La lotta, però, riguarda la sfida di Renzi lanciata a tutti. Lanciato verso la vittoria, il sindaco di Firenze viene messo sotto accusa per il modo di far politica. Dopo che il caso del ministro Cancellieri è rientrato, a Servizio Pubblico Renzi ha riaperto la ferita dicendo che secondo lui doveva dimettersi, criticando la linea di Epifani a cose fatte. L’uscita non è stata apprezzata dai dirigenti del Pd. Caustica la frecciata di D’Alema: “Capisco la sua osservazione, ma è retroattiva, la questione è chiusa. Dirlo dopo, ha solo un sapore polemico”. E aggiunge: “Le conversioni al renzismo si basano su un gigantesco equivoco. E’ come se stessimo facendo le primarie per il candidato premier, ma è solo il candidato alla segreteria del Pd. E non so se sarà in grado di farlo”.

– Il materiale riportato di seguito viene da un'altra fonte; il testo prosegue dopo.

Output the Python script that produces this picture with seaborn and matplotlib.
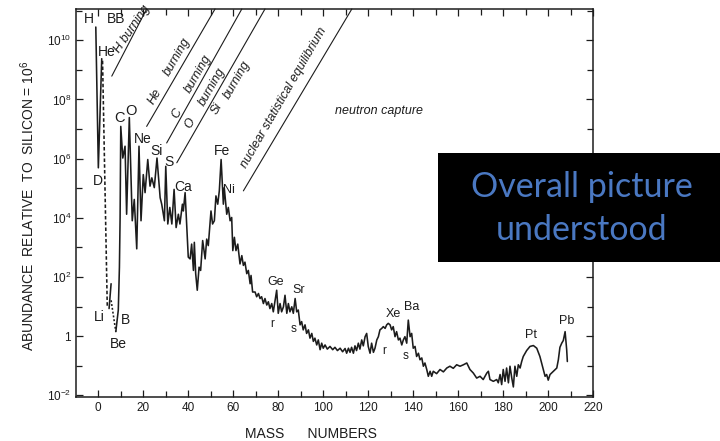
import matplotlib
matplotlib.use("Agg")
import matplotlib.pyplot as plt
import matplotlib.ticker as mticker
from matplotlib.patches import Rectangle
import numpy as np
import pandas as pd
import seaborn as sns

# ---------------- data (mass number, log10 abundance, Si = 1e6) ----------------
# H - D - He (solid)
light_A = [-1.0, 0.13, 1.64]
light_L = [10.45, 5.69, 9.38]
# He -> Li (dashed)
heli_A = [2.0, 4.1]
heli_L = [9.31, 0.99]
# Li (short solid)
li_A = [4.9, 5.8]
li_L = [0.93, 1.77]
# Li -> Be (dotted)
libe_A = [5.8, 7.9]
libe_L = [1.21, 0.15]
# Be -> B -> ... -> Pb (solid main curve)
main_A = [7.9, 9.0, 9.5, 9.8, 10.1, 11.0, 12.0, 12.7, 13.9, 15.2, 16.1, 17.2, 18.2, 19.1,
          20.1, 20.9, 22.1, 23.1, 23.9, 25.0, 26.2, 27.6, 28.3, 29.5, 30.1, 31.0, 31.9,
          32.8, 33.8, 34.7, 35.7, 36.4, 37.5, 37.9, 38.7, 39.4, 40.1, 40.9, 41.6, 42.4,
          42.8, 43.4, 44.1, 44.9, 45.6, 46.5, 47.6, 48.3, 49.0, 50.2, 50.9, 51.7, 52.4,
          53.2, 53.9, 54.7, 55.7, 56.1, 57.2, 57.9, 58.7, 59.4, 59.9, 60.6, 61.3, 62.1,
          63.1, 63.9, 64.6, 65.3, 66.1, 66.8, 67.6, 68.0, 68.7, 69.8, 70.5, 71.3, 72.0,
          72.7, 73.5, 74.2, 75.0, 75.7, 76.4, 77.2, 77.9, 78.7, 79.4, 80.1, 80.9, 81.6,
          82.4, 83.1, 83.9, 84.6, 85.3, 86.1, 86.8, 87.6, 88.3, 89.0, 89.8, 90.5, 91.2,
          92.0, 92.7, 93.5, 94.2, 95.0, 95.7, 96.4, 97.2, 97.9, 98.7, 99.4, 100.1, 100.9,
          101.9, 103.1, 104.3, 105.3, 106.4, 107.6, 108.7, 109.8, 110.5, 111.3, 112.0,
          112.7, 113.5, 114.2, 114.9, 115.7, 116.4, 117.2, 117.9, 118.7, 119.4, 120.1,
          120.9, 121.6, 122.4, 123.1, 123.9, 124.6, 125.3, 126.1, 126.8, 127.6, 128.3,
          129.0, 129.8, 130.5, 131.2, 132.0, 132.7, 133.5, 134.2, 135.0, 135.7, 136.4,
          137.2, 137.9, 138.7, 139.4, 140.1, 140.9, 141.6, 142.4, 143.1, 143.9, 144.6,
          145.3, 146.1, 146.8, 147.6, 148.3, 149.0, 150.5, 152.0, 153.5, 155.0, 156.4,
          157.9, 159.4, 160.9, 162.4, 163.9, 165.3, 166.8, 168.3, 169.8, 171.2, 172.8,
          173.5, 174.2, 175.7, 177.2, 177.9, 178.7, 179.4, 180.1, 180.9, 181.6, 182.4,
          183.1, 183.9, 184.6, 185.3, 186.1, 186.8, 187.6, 188.3, 189.0, 190.5, 192.0,
          193.5, 195.0, 196.4, 197.9, 198.7, 199.4, 200.1, 200.9, 202.4, 203.9, 204.6,
          205.3, 206.1, 206.8, 207.6, 208.3, 208.6]
main_L = [0.15, 0.88, 2.33, 4.0, 7.09, 6.02, 6.42, 4.12, 7.39, 3.90, 4.62, 2.95, 6.42, 3.90,
          5.46, 4.85, 5.97, 5.07, 5.35, 5.02, 6.02, 4.68, 4.46, 3.90, 5.74, 3.79, 4.35,
          3.79, 4.96, 3.67, 4.12, 3.79, 4.46, 4.23, 4.85, 3.79, 2.67, 2.61, 3.11, 2.22,
          3.17, 2.11, 1.55, 2.33, 2.22, 3.23, 2.61, 3.28, 3.06, 4.23, 3.79, 3.90, 4.74,
          4.46, 4.91, 5.97, 4.46, 5.02, 4.12, 4.35, 3.90, 4.01, 2.89, 3.34, 2.89, 3.11,
          2.44, 2.72, 2.39, 2.50, 2.11, 2.22, 1.77, 2.05, 1.49, 1.49, 1.33, 1.44, 1.27,
          1.33, 1.10, 1.27, 1.05, 1.16, 0.93, 1.10, 0.82, 1.21, 1.55, 0.77, 1.10, 0.82,
          0.99, 1.38, 0.77, 1.10, 0.82, 0.99, 0.77, 1.27, 0.82, 0.88, 0.38, 0.49, 0.21,
          0.38, 0.09, 0.21, -0.07, 0.09, -0.18, -0.07, -0.30, -0.13, -0.46, -0.24, -0.41, -0.30,
          -0.44, -0.35, -0.46, -0.38, -0.49, -0.41, -0.53, -0.42, -0.58, -0.41, -0.55,
          -0.38, -0.58, -0.33, -0.49, -0.24, -0.44, -0.13, -0.33, -0.02, 0.09, -0.35,
          -0.58, -0.24, -0.55, -0.41, -0.13, -0.02, 0.21, 0.26, 0.32, 0.26, 0.38,
          0.43, 0.38, 0.21, 0.32, -0.02, 0.15, -0.13, -0.07, -0.30, -0.13, -0.02,
          -0.24, 0.54, -0.02, 0.09, -0.41, -0.35, -0.69, -0.58, -0.80, -0.74, -1.02,
          -0.91, -1.13, -1.36, -1.19, -1.36, -1.19, -1.27, -1.13, -1.21, -1.08, -1.02,
          -1.09, -0.97, -1.02, -0.97, -0.91, -1.13, -1.25, -1.42, -1.36, -1.47, -1.25,
          -1.19, -1.47, -1.53, -1.47, -1.58, -1.30, -1.64, -1.13, -1.53, -1.08, -1.58,
          -1.02, -1.42, -1.72, -1.02, -1.36, -0.97, -1.08, -0.86, -0.69, -0.49, -0.35,
          -0.32, -0.41, -0.69, -1.13, -1.36, -1.30, -1.49, -1.30, -1.19, -1.08, -0.80,
          -0.38, -0.24, -0.15, 0.15, -0.46, -0.86]

# element labels: text, mass number, log10 abundance, size
elem_text = ["H", "BB", "He", "D", "C", "O", "Ne", "Si", "S", "Ca", "Fe", "Ni", "Li", "B", "Be",
             "Ge", "Sr", "r", "s", "Xe", "Ba", "r", "s", "Pt", "Pb"]
elem_A = [-3.9, 8.2, 3.9, -0.1, 9.5, 14.5, 19.9, 26.1, 31.7, 37.9, 55.0, 58.2, 0.6, 12.4, 9.0,
          79.1, 89.0, 77.5, 86.8, 131.2, 139.4, 127.1, 136.9, 192.4, 208.3]
elem_L = [10.72, 10.72, 9.60, 5.26, 7.37, 7.61, 6.67, 6.27, 5.89, 5.04, 6.27, 4.93, 0.65, 0.56,
          -0.28, 1.83, 1.55, 0.40, 0.23, 0.74, 0.99, -0.52, -0.69, 0.04, 0.52]
elem_size = [10, 10, 10, 10, 10.5, 10.5, 10, 10, 10, 10, 10, 9, 10, 10, 10,
             9, 9, 8.5, 8.5, 9, 9, 8.5, 8.5, 9, 9]

# burning-region boundary lines (A0, L0, A1, L1)
bound_A0 = [6.1, 21.6, 30.5, 35.0, 64.6]
bound_L0 = [8.79, 7.09, 6.53, 5.86, 4.91]
bound_A1 = [21.6, 52.0, 63.9, 74.2, 112.8]
bound_L1 = [11.06, 11.06, 11.06, 11.06, 11.06]

# process labels (text, A, L, rotation)
proc_text = ["H burning", "He", "burning", "C", "burning", "O", "burning", "Si", "burning",
             "nuclear statistical equilibrium", "neutron capture"]
proc_A = [15.0, 25.3, 35.0, 35.0, 44.6, 40.9, 50.5, 52.8, 61.6, 82.4, 124.9]
proc_L = [10.37, 8.10, 9.45, 7.53, 8.88, 7.20, 8.44, 7.70, 8.65, 8.07, 7.60]
proc_rot = [56, 60, 60, 60, 60, 60, 60, 60, 60, 60, 0]

x_ticks = list(range(0, 221, 20))
y_major_exp = [-2, 0, 2, 4, 6, 8, 10]
y_minor_exp = [-1, 1, 3, 5, 7, 9, 11]

# ---------------- figure ----------------
sns.set_style("ticks")
plt.rcParams["font.family"] = ["Liberation Sans", "DejaVu Sans"]
plt.rcParams["mathtext.fontset"] = "custom"
plt.rcParams["mathtext.rm"] = "Liberation Sans"
plt.rcParams["mathtext.it"] = "Liberation Sans:italic"

fig = plt.figure(figsize=(7.2, 4.41), dpi=100)
ax = fig.add_axes([76 / 720, 1 - 397 / 441, (593 - 76) / 720, (397 - 9) / 441])

ink = "#1c1c1c"

def seg(A, L, style):
    df = pd.DataFrame({"A": A, "Y": np.power(10.0, L)})
    sns.lineplot(data=df, x="A", y="Y", ax=ax, color=ink, linewidth=1.15,
                 linestyle=style, sort=False, estimator=None)

seg(light_A, light_L, "-")
seg(heli_A, heli_L, (0, (2.2, 1.4)))
seg(li_A, li_L, "-")
seg(libe_A, libe_L, (0, (1.2, 1.2)))
seg(main_A, main_L, "-")

for a0, l0, a1, l1 in zip(bound_A0, bound_L0, bound_A1, bound_L1):
    ax.plot([a0, a1], [10 ** l0, 10 ** l1], color=ink, linewidth=0.8, clip_on=False)

for t, a, l, s in zip(elem_text, elem_A, elem_L, elem_size):
    ax.text(a, 10 ** l, t, fontsize=s, ha="center", va="center", color=ink)

for t, a, l, r in zip(proc_text, proc_A, proc_L, proc_rot):
    ax.text(a, 10 ** l, t, fontsize=9, style="italic", ha="center", va="center",
            rotation=r, rotation_mode="anchor", color=ink)

ax.set_yscale("log")
ax.set_xlim(-9.8, 220)
ax.set_ylim(10 ** -2.06, 10 ** 11.06)

ax.xaxis.set_major_locator(mticker.FixedLocator(x_ticks))
ax.xaxis.set_minor_locator(mticker.MultipleLocator(10))
ax.yaxis.set_major_locator(mticker.FixedLocator([10.0 ** e for e in y_major_exp]))
ax.yaxis.set_minor_locator(mticker.FixedLocator([10.0 ** e for e in y_minor_exp]))
ax.yaxis.set_major_formatter(mticker.FuncFormatter(
    lambda v, p: "1" if abs(np.log10(v)) < 1e-6 else r"$10^{%d}$" % round(np.log10(v))))
ax.yaxis.set_minor_formatter(mticker.NullFormatter())

ax.tick_params(which="both", direction="in", top=True, right=True, colors=ink,
               labelsize=8.5, width=0.9)
ax.tick_params(which="major", length=5)
ax.tick_params(which="minor", length=4)
for sp in ax.spines.values():
    sp.set_linewidth(1.1)
    sp.set_color(ink)

ax.set_xlabel("MASS      NUMBERS", fontsize=10, color=ink)
ax.xaxis.set_label_coords((311 - 76) / 517, (397 - 427) / 388)
ax.set_ylabel(r"ABUNDANCE  RELATIVE  TO  SILICON = 10$^6$", fontsize=10, color=ink)
ax.yaxis.set_label_coords((37 - 76) / 517, (397 - 206) / 388)

# overlay box
fig.add_artist(Rectangle((438 / 720, 1 - 262 / 441), (720 - 438) / 720, (262 - 153) / 441,
                         transform=fig.transFigure, facecolor="black", edgecolor="none",
                         zorder=10))
fig.text(582 / 720, 1 - 187 / 441, "Overall picture", fontsize=24.5, color="#4a78c2",
         ha="center", va="center", family=["Lato", "DejaVu Sans"], zorder=11)
fig.text(582 / 720, 1 - 230 / 441, "understood", fontsize=24.5, color="#4a78c2",
         ha="center", va="center", family=["Lato", "DejaVu Sans"], zorder=11)

fig.savefig("out.png", dpi=100, facecolor="white")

Quest’ultimo riferimento la dice lunga sia sulla vittoria di Renzi, sia soprattutto sulla vita difficile che avrà come segretario, ammesso che lo diventi per davvero. Intanto, c’è Prodi che annuncia che non parteciperà alle primarie e c’è Fioroni che mette in guardia Epifani: se organizza il Congresso del Psoe a Roma, sarà rottura. I patti, dice Fioroni, erano che il Pd sarebbe stata cosa diversa dal Partito socialista.